[START]
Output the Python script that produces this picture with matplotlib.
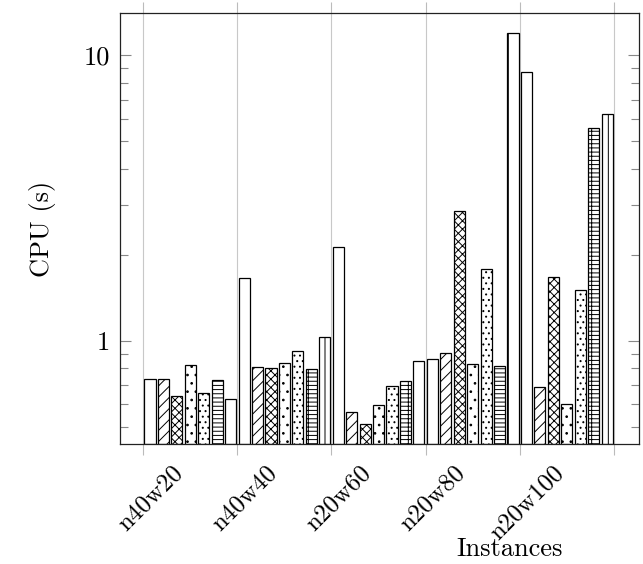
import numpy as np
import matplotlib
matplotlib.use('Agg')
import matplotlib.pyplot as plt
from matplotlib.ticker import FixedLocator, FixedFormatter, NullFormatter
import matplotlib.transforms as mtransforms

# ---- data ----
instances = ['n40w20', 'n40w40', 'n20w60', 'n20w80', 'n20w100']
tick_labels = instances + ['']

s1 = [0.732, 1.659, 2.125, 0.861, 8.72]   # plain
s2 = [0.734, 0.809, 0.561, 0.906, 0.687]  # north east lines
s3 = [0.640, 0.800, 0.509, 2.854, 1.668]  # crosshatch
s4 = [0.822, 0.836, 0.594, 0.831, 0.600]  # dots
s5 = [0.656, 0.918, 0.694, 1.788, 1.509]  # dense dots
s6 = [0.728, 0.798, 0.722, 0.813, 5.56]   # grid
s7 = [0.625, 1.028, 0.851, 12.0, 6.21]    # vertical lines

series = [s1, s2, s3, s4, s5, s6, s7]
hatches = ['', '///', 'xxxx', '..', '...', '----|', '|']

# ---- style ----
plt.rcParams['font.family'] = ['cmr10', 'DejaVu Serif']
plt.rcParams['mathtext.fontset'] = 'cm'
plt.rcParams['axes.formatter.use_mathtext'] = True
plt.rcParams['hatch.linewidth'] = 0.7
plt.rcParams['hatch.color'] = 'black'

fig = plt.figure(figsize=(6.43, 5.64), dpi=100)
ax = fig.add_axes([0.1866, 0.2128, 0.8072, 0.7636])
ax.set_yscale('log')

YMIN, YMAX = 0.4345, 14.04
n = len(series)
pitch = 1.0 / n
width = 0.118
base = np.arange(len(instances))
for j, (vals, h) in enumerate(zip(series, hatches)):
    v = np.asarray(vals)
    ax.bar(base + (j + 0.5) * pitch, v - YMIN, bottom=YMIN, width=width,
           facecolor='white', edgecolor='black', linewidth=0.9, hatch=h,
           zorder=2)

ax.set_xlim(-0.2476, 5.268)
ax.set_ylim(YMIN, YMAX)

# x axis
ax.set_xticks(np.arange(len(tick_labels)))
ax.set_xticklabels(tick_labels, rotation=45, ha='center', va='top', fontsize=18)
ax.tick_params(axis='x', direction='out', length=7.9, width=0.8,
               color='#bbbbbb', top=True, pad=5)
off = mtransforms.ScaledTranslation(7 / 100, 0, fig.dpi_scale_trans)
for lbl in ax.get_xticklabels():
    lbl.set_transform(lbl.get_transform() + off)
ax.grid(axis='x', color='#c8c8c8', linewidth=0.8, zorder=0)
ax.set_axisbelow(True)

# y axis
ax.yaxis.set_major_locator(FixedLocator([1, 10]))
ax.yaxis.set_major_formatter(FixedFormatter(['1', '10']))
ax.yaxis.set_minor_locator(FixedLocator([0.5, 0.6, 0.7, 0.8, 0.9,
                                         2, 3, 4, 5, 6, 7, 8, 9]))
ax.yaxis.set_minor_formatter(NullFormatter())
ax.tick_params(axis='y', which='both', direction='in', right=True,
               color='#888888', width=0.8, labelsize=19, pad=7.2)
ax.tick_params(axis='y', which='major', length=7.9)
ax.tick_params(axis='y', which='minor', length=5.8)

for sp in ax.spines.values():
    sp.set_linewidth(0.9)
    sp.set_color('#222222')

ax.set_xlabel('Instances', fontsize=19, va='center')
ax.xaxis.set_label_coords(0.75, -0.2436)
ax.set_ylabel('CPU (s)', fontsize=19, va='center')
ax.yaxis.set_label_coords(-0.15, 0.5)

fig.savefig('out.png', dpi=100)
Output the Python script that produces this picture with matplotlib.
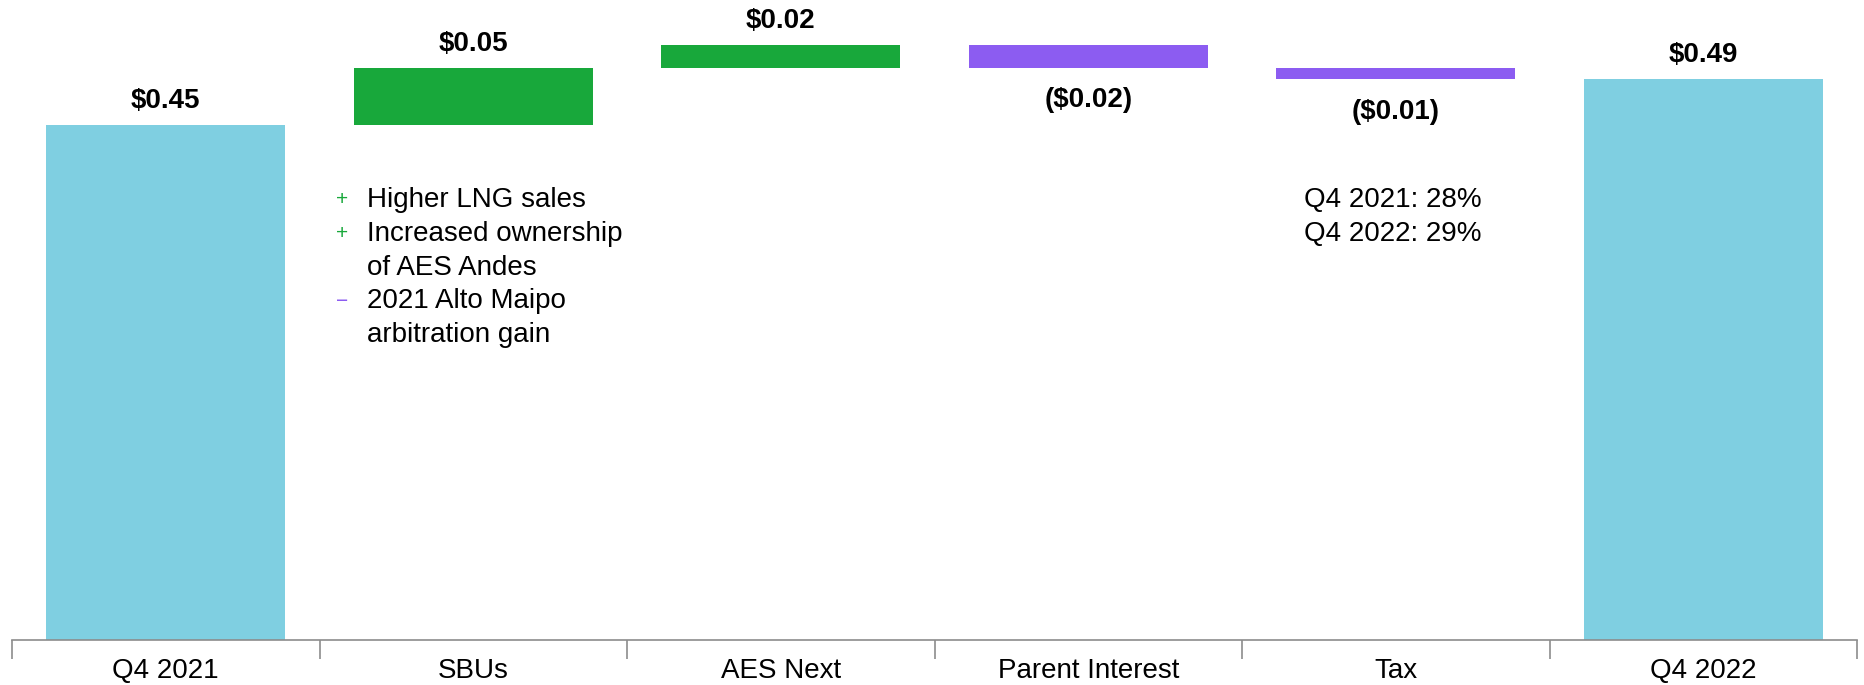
[END]
§ **TASK REQUIREMENTS**: Which lines include "matplotlib"? Copy each of them out.

§ **EXERCISE RESPONSE**:
Output the Python script that produces this picture with matplotlib.
import matplotlib
matplotlib.use('Agg')
import matplotlib.pyplot as plt
from matplotlib.ticker import FixedLocator, FixedFormatter, NullFormatter
import matplotlib.transforms as mtransforms
Output the Python script that produces this picture with matplotlib.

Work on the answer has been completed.